Skip to content

Talking to God Without Formal Prayers

For many people, prayer once had a script.

Specific words.
Specific posture.
Specific timing.

And somewhere along the way, those words stopped coming.
Not because faith disappeared, but because life complicated it.

If you’ve ever thought, I don’t know how to pray anymore, this is for you.

When the Old Words No Longer Fit

Formal prayers can feel distant later in life.

They may remind you of:

  • A version of yourself that no longer exists
  • A certainty you no longer feel
  • A language that doesn’t match your lived experience

That doesn’t mean prayer has failed.
It means it’s evolving.

God Does Not Require Proper Phrasing

This matters.

God is not grading grammar.
Not counting repetitions.
Not measuring reverence by tone.

Connection is not a performance.

If God can hear your thoughts, God can hear your honesty.

Prayer Can Sound Like Conversation

Sometimes prayer is simply talking.

Out loud.
In your head.
In fragments.

“I don’t understand this.”
“I’m tired.”
“I miss who I used to be.”
“Please help me through today.”

These are not weak prayers.
They are real ones.

Silence Is a Form of Prayer

There are seasons when words feel impossible.

Silence doesn’t mean abandonment.

It means presence without pressure.

Sit.
Breathe.
Notice.

That quiet awareness can be its own offering.

Prayer While Living, Not Kneeling

Prayer doesn’t require stillness.

It can happen:

  • While walking
  • While washing dishes
  • While resting
  • While lying awake at night

God meets you where you are, not where you think you should be.

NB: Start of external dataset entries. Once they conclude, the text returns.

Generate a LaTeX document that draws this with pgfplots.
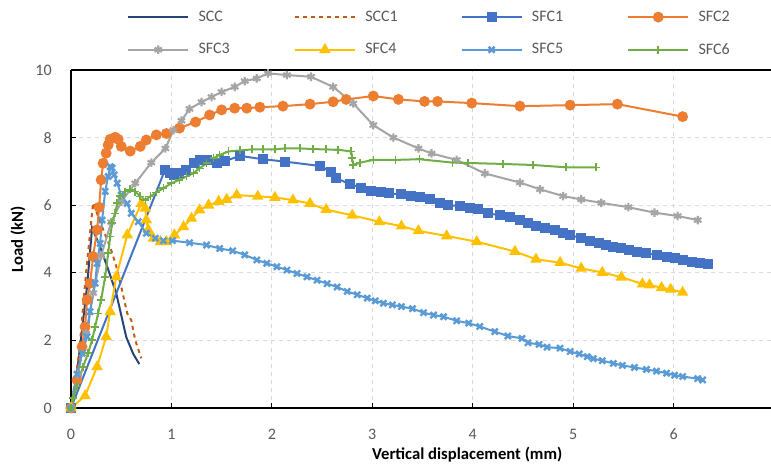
\documentclass[border=0pt]{standalone}
\usepackage{pgfplots}
\pgfplotsset{compat=1.18}
\usepackage{fontspec}
\setmainfont{Carlito}
\usetikzlibrary{calc}
\definecolor{cSCC}{HTML}{264478}
\definecolor{cSCC1}{HTML}{C55A11}
\definecolor{cSFC1}{HTML}{4472C4}
\definecolor{cSFC2}{HTML}{ED7D31}
\definecolor{cSFC3}{HTML}{A5A5A5}
\definecolor{cSFC4}{HTML}{FFC000}
\definecolor{cSFC5}{HTML}{5B9BD5}
\definecolor{cSFC6}{HTML}{70AD47}
\definecolor{tickgray}{HTML}{595959}
\definecolor{gridgray}{HTML}{D9D9D9}

\newcommand{\legtext}[1]{\makebox[74.5pt][l]{\hspace*{5pt}#1}}

\begin{document}
\begin{tikzpicture}
\begin{axis}[
    name=ax,
    scale only axis,
    width=525pt, height=253.5pt,
    xmin=0, xmax=6.97, ymin=0, ymax=10,
    xtick={0,1,...,6}, ytick={0,2,...,10},
    axis x line=box, axis y line*=left,
    xtick pos=bottom, ytick pos=left,
    tick align=inside, major tick length=3.5pt,
    tick style={black, line width=0.75pt},
    axis line style={black, line width=0.9pt},
    grid=major,
    major grid style={gridgray, dashed, line width=0.75pt},
    /pgf/number format/assume math mode=true,
    ticklabel style={font=\fontsize{12}{14}\selectfont, text=tickgray},
    xticklabel style={anchor=center, yshift=-19.5pt},
    yticklabel style={anchor=east, xshift=-11pt},
    xlabel={\textbf{Vertical displacement (mm)}},
    ylabel={\textbf{Load (kN)}},
    every axis x label/.style={at={(axis description cs:0.566,0)}, yshift=-35.25pt, anchor=center, font=\fontsize{12.5}{14}\selectfont},
    every axis y label/.style={at={(axis description cs:0,0.5)}, xshift=-39.75pt, rotate=90, anchor=center, font=\fontsize{12.5}{14}\selectfont},
    legend columns=4,
    legend style={at={(axis description cs:0.08,1)}, anchor=north west, yshift=46.5pt,
        draw=none, fill=none, font=\fontsize{12}{14}\selectfont, text=tickgray,
        row sep=11pt, inner sep=0pt},
    legend cell align=left,
    legend image code/.code={\draw[mark repeat=2, mark phase=2, #1] plot coordinates {(0pt,0pt) (22.5pt,0pt) (45pt,0pt)};},
    every axis plot/.append style={line width=1.5pt},
]

% SCC
\addplot[cSCC] coordinates {
(0,0) (0.06,1.04) (0.16,3.6) (0.21,5.33) (0.29,4.77) (0.37,4.1) (0.45,3.4) (0.55,2.1) (0.62,1.6) (0.68,1.3)
};
\addlegendentry{\legtext{SCC}}

% SCC1
\addplot[cSCC1, dashed] coordinates {
(0,0) (0.08,1.6) (0.15,4.0) (0.22,6.07) (0.27,5.67) (0.33,5.2) (0.39,4.77) (0.45,4.2) (0.50,3.59) (0.56,2.8) (0.60,2.6) (0.64,2.0) (0.70,1.47)
};
\addlegendentry{\legtext{SCC1}}

% SFC1
\addplot[cSFC1, mark=square*, mark size=3pt, mark options={solid, fill=cSFC1}] coordinates {
(0,0) (0.935,7.04) (0.985,6.94) (1.03,6.89) (1.08,6.94) (1.15,7.04) (1.22,7.24) (1.28,7.34) (1.35,7.34)
(1.45,7.26) (1.53,7.30) (1.68,7.46) (1.91,7.36) (2.13,7.29) (2.48,7.16) (2.59,6.99) (2.64,6.80)
(2.78,6.62) (2.89,6.52) (2.99,6.42) (3.09,6.38) (3.17,6.35) (3.29,6.32) (3.39,6.27) (3.47,6.23)
(3.57,6.17) (3.67,6.07) (3.75,6.00) (3.87,5.98) (3.97,5.92) (4.05,5.88) (4.15,5.76) (4.27,5.70)
(4.37,5.66) (4.47,5.56) (4.55,5.47) (4.63,5.39) (4.72,5.33) (4.82,5.27) (4.90,5.18) (4.97,5.12)
(5.08,5.02) (5.17,4.95) (5.26,4.87) (5.33,4.82) (5.40,4.77) (5.48,4.72) (5.56,4.67) (5.64,4.62)
(5.73,4.58) (5.83,4.53) (5.93,4.48) (6.01,4.43) (6.09,4.38) (6.18,4.33) (6.26,4.29) (6.34,4.25)
};
\addlegendentry{\legtext{SFC1}}

% SFC2
\addplot[cSFC2, mark=*, mark size=3.3pt, mark options={solid, fill=cSFC2}] coordinates {
(0,0) (0.06,0.83) (0.11,1.81) (0.14,2.4) (0.16,3.2) (0.19,3.69) (0.22,4.48) (0.26,5.27) (0.28,5.94)
(0.30,6.75) (0.32,7.24) (0.35,7.54) (0.37,7.78) (0.39,7.95) (0.44,8.01) (0.47,7.95) (0.50,7.74)
(0.59,7.60) (0.69,7.74) (0.75,7.93) (0.85,8.08) (0.95,8.12) (1.08,8.28) (1.24,8.46) (1.38,8.67)
(1.50,8.82) (1.63,8.87) (1.75,8.87) (1.88,8.90) (2.11,8.93) (2.38,8.99) (2.61,9.06) (2.74,9.13)
(3.01,9.23) (3.26,9.13) (3.52,9.07) (3.65,9.07) (3.99,9.02) (4.47,8.93) (4.97,8.96) (5.44,8.99) (6.09,8.62)
};
\addlegendentry{\legtext{SFC2}}

% SFC3
\addplot[cSFC3, mark=asterisk, mark size=3.2pt, mark options={solid, line width=1.6pt}] coordinates {
(0,0) (0.07,1.0) (0.15,2.2) (0.22,3.4) (0.30,4.5) (0.40,5.5) (0.50,6.1) (0.64,6.65) (0.80,7.26)
(0.94,7.68) (1.02,8.22) (1.10,8.50) (1.18,8.85) (1.30,9.05) (1.40,9.20) (1.50,9.35) (1.63,9.50)
(1.73,9.67) (1.85,9.75) (1.96,9.90) (2.15,9.85) (2.39,9.80) (2.61,9.50) (2.81,9.01) (3.01,8.37)
(3.21,8.00) (3.46,7.68) (3.59,7.53) (3.84,7.34) (4.12,6.94) (4.47,6.67) (4.67,6.47) (4.90,6.27)
(5.08,6.17) (5.28,6.07) (5.55,5.94) (5.81,5.78) (6.04,5.68) (6.24,5.56)
};
\addlegendentry{\legtext{SFC3}}

% SFC4
\addplot[cSFC4, mark=triangle*, mark size=3.5pt, mark options={solid, fill=cSFC4}] coordinates {
(0,0) (0.14,0.36) (0.26,1.22) (0.35,2.11) (0.39,2.85) (0.45,3.88) (0.56,5.12) (0.70,6.05) (0.74,5.91)
(0.75,5.56) (0.77,5.27) (0.82,5.02) (0.89,4.92) (0.95,4.92) (1.03,5.12) (1.12,5.36) (1.20,5.61)
(1.28,5.86) (1.37,6.00) (1.47,6.11) (1.55,6.17) (1.65,6.30) (1.86,6.26) (2.03,6.23) (2.21,6.15)
(2.38,6.05) (2.54,5.87) (2.80,5.70) (3.07,5.51) (3.29,5.38) (3.46,5.24) (3.74,5.09) (4.04,4.92)
(4.42,4.63) (4.63,4.40) (4.87,4.30) (5.08,4.13) (5.29,4.01) (5.48,3.87) (5.69,3.67) (5.76,3.64)
(5.88,3.56) (5.97,3.51) (6.09,3.42)
};
\addlegendentry{\legtext{SFC4}}

% SFC5
\addplot[cSFC5, mark=x, mark size=3.2pt, mark options={solid, line width=1.8pt}] coordinates {
(0,0) (0.06,1.0) (0.11,1.62) (0.16,2.11) (0.19,2.85) (0.24,3.69) (0.26,4.28) (0.29,4.87) (0.31,5.56)
(0.34,6.41) (0.37,6.85) (0.39,7.14) (0.41,7.10) (0.43,6.90) (0.46,6.65) (0.50,6.30) (0.56,6.05)
(0.60,5.76) (0.67,5.51) (0.75,5.17) (0.84,5.02) (0.92,4.95) (1.01,4.95) (1.18,4.89) (1.35,4.82)
(1.48,4.72) (1.61,4.65) (1.73,4.53) (1.85,4.38) (1.95,4.28) (2.05,4.18) (2.15,4.08) (2.25,3.98)
(2.35,3.88) (2.45,3.78) (2.55,3.68) (2.65,3.58) (2.75,3.45) (2.85,3.35) (2.95,3.25) (3.03,3.17)
(3.11,3.10) (3.20,3.05) (3.29,3.00) (3.40,2.94) (3.51,2.82) (3.61,2.75) (3.71,2.70) (3.84,2.58)
(3.96,2.51) (4.07,2.41) (4.22,2.26) (4.35,2.13) (4.49,2.06) (4.55,1.93) (4.66,1.88) (4.74,1.80)
(4.87,1.77) (4.97,1.67) (5.06,1.60) (5.14,1.52) (5.20,1.46) (5.29,1.40) (5.40,1.32) (5.49,1.26)
(5.61,1.20) (5.73,1.14) (5.83,1.09) (5.93,1.03) (6.01,0.97) (6.09,0.93) (6.24,0.87) (6.29,0.83)
};
\addlegendentry{\legtext{SFC5}}

% SFC6
\addplot[cSFC6, mark=+, mark size=3pt, mark options={solid, line width=1.2pt}] coordinates {
(0,0) (0.02,0.29) (0.06,0.64) (0.12,1.22) (0.17,1.62) (0.21,2.01) (0.24,2.40) (0.27,2.80) (0.30,3.20)
(0.34,3.88) (0.37,4.58) (0.39,5.07) (0.41,5.47) (0.44,5.76) (0.46,6.06) (0.49,6.27) (0.54,6.40)
(0.59,6.47) (0.64,6.40) (0.69,6.26) (0.74,6.15) (0.79,6.26) (0.85,6.38) (0.92,6.50) (1.00,6.65)
(1.08,6.75) (1.15,6.85) (1.22,6.95) (1.28,7.09) (1.35,7.24) (1.42,7.39) (1.48,7.49) (1.57,7.59)
(1.68,7.62) (1.80,7.65) (1.91,7.65) (2.03,7.65) (2.13,7.68) (2.28,7.68) (2.41,7.66) (2.54,7.65)
(2.66,7.64) (2.79,7.59) (2.80,7.39) (2.81,7.19) (2.88,7.26) (3.01,7.34) (3.23,7.34) (3.47,7.36)
(3.80,7.26) (3.95,7.25) (4.30,7.22) (4.60,7.19) (4.93,7.12) (5.23,7.12)
};
\addlegendentry{\legtext{SFC6}}

\end{axis}
\pgfresetboundingbox
\path ($(ax.south west)+(-53.25pt,-43.5pt)$) rectangle ($(ax.north east)+(0pt,52.5pt)$);
\end{tikzpicture}
\end{document}
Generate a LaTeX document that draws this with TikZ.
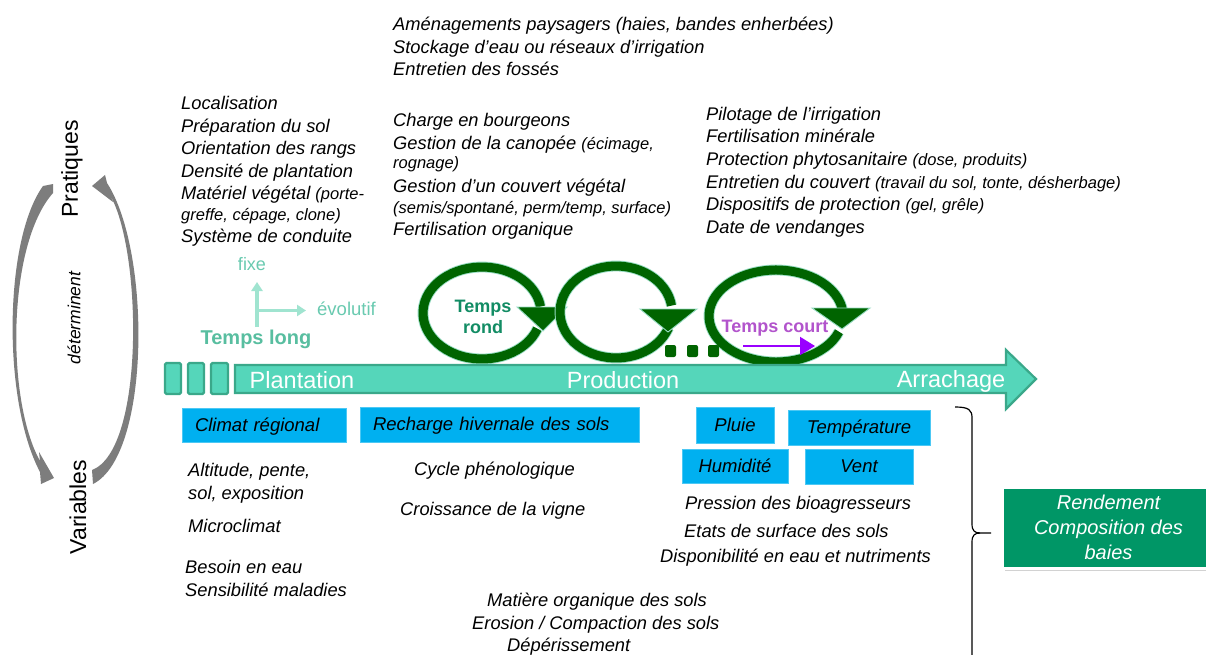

Letting Go of Religious Guilt

Many seniors carry unspoken guilt:

  • Not praying “enough”
  • Not praying “correctly”
  • Not feeling what they think they should feel

Guilt closes the door.

Grace opens it.

You don’t have to earn conversation with God.

When Prayer Becomes Listening

Talking to God isn’t always about speaking.

It’s about noticing:

  • A sense of calm
  • A quiet reassurance
  • A gentle redirection

Listening takes patience.
But it doesn’t require perfection.

A Simple Way to Begin

If you want structure without formality, try this:

  • Speak one honest sentence
  • Sit quietly for a few breaths
  • End without forcing closure

That’s enough.

A Seniorlicious Truth

Prayer matures as we do.

It becomes less polished.
More honest.
More human.

You don’t need the right words.

You only need willingness.

God understands you, even when you don’t know how to speak.

That conversation is already happening.